Come convivono e si equilibrano nella pièce tragico e comico?
Un po’ allo stesso modo in cui lo fanno anche nella vita: per esempio, capita che ai matrimoni si pianga e ai funerali si rida per reazione. In una situazione paradossale in cui tutto frana, dove non si sa bene cosa succede e da che parte stare, i fatti tragici vengono stemperati dalla voglia di vivere e di reagire. Ti porto come esempio una cosa che avevo letto da cui ero rimasta molto colpita: nei campi di concentramento una detenuta ha scritto che alla mattina le ragazze francesi si truccavano col fango delle pozzanghere canticchiando.
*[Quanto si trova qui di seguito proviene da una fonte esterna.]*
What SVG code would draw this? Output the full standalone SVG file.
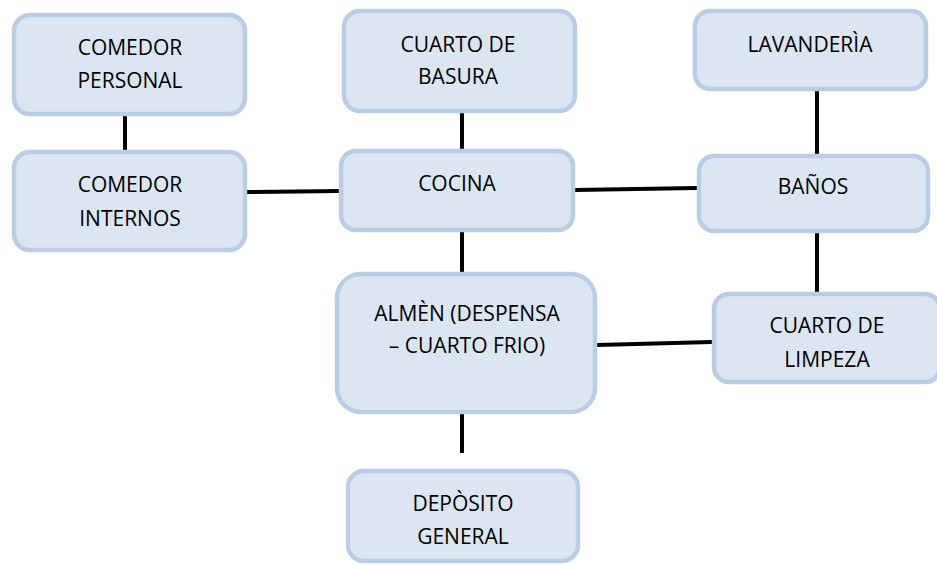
<svg xmlns="http://www.w3.org/2000/svg" width="937" height="565" viewBox="0 0 937 565">
<style>
.box{fill:#dce6f2;stroke:#b9cde5;stroke-width:4.5}
.lbl{font-family:"Open Sans","Liberation Sans",sans-serif;font-size:21px;fill:#000;text-anchor:middle}
.con line{stroke:#000;stroke-width:4;stroke-linecap:butt}
</style>
<rect width="937" height="565" fill="#fff"/>
<g class="con" id="connectors">
<line x1="125" y1="116" x2="125" y2="150"/>
<line x1="247" y1="192" x2="340" y2="191"/>
<line x1="462" y1="113" x2="462" y2="150"/>
<line x1="575" y1="190" x2="697" y2="188"/>
<line x1="817" y1="91" x2="817" y2="154"/>
<line x1="462" y1="232" x2="462" y2="272"/>
<line x1="817" y1="233" x2="817" y2="292"/>
<line x1="597" y1="345" x2="712" y2="342"/>
<line x1="462" y1="414" x2="462" y2="453"/>
</g>
<g id="comedor-personal"><rect class="box" x="14" y="15" width="231" height="99" rx="16"/><text class="lbl" x="130" y="55">COMEDOR</text><text class="lbl" x="130" y="88">PERSONAL</text></g>
<g id="comedor-internos"><rect class="box" x="14" y="152" width="231" height="98" rx="16"/><text class="lbl" x="130" y="192">COMEDOR</text><text class="lbl" x="130" y="226">INTERNOS</text></g>
<g id="cuarto-basura"><rect class="box" x="344" y="11" width="231" height="100" rx="16"/><text class="lbl" x="458" y="52">CUARTO DE</text><text class="lbl" x="458" y="84">BASURA</text></g>
<g id="cocina"><rect class="box" x="341" y="151" width="232" height="79" rx="15"/><text class="lbl" x="457" y="191">COCINA</text></g>
<g id="lavanderia"><rect class="box" x="695" y="11" width="231" height="78" rx="15"/><text class="lbl" x="810" y="52">LAVANDERÌA</text></g>
<g id="banos"><rect class="box" x="699" y="156" width="229" height="75" rx="15"/><text class="lbl" x="813" y="194">BAÑOS</text></g>
<g id="cuarto-limpieza"><rect class="box" x="714" y="294" width="226" height="88" rx="15"/><text class="lbl" x="827" y="333">CUARTO DE</text><text class="lbl" x="827" y="367">LIMPEZA</text></g>
<g id="almacen"><rect class="box" x="337" y="274" width="258" height="138" rx="24"/><text class="lbl" x="467" y="321">ALMÈN (DESPENSA</text><text class="lbl" x="467" y="353">– CUARTO FRIO)</text></g>
<g id="deposito"><rect class="box" x="348" y="471" width="230" height="90" rx="16"/><text class="lbl" x="463" y="511">DEPÒSITO</text><text class="lbl" x="463" y="544">GENERAL</text></g>
</svg>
Nel tragico l’uomo cerca di sdrammatizzare e quando è felice trova sempre il modo di essere anche un po’ triste. Il contesto dello spettacolo è assurdo perché le due protagoniste non sanno niente e agiscono come possono. L’unico atto di ribellione che possono permettersi è quello di consegnare le scarpe a una regina che ha perso i figli e che è stata una madre. Entrambe comprendono la Storia con la loro umanità.

Per quali motivi il vostro spettacolo presenta tante similitudini con l’epoca che stiamo vivendo?
Perché anche oggi viviamo un po’ da reclusi; perché non sappiamo come andranno le cose; per il fatto di essere bombardati da notizie discordanti. Inoltre, anche la politica del nostro Paese in questo momento è un po’ instabile. Oltretutto, il disagio dovuto al Covid è diffuso in tutto il mondo. Quella dell’isolamento è una situazione in cui si riflette e si vedono le cose in maniera un po’ più profonda. In realtà, i temi della nostra pièce sono eterni: c’è chi comanda e chi deve ubbidire; ci sono la vita, la morte e il genere umano.
Nello spettacolo c’è una frase in dialetto napoletano: “Qualcosa s’ha dda fare. Lu fare bene non se perde mai e sempe che puoi, fa’ bene e scuordatenne!”. Ci vuoi spiegare cosa vuol dire, sia letteralmente che come significato?
E’ un motto: “se vedi che la situazione non va bene, fai quel che puoi nel tuo piccolo, cerca di farlo bene ed eventualmente scordatelo”. E’ un po’ la stessa situazione che viviamo in teatro. Questo testo è uscito dopo dieci anni e secondo me oggi è il momento giusto per proporlo agli spettatori. Sono contenta di avere aspettato un po’ prima di metterlo in scena. I teatranti possono parlare solo attraverso quello che sanno fare, cioè i loro spettacoli. Questa pièce è importante per noi per le sue parole e per quello che si dice. Ci siamo autoprodotte, abbiamo lavorato tantissimo e cercato di fare ogni cosa nel migliore dei modi. Speriamo quindi che trovi una propria strada e di poterlo far conoscere al pubblico il più possibile.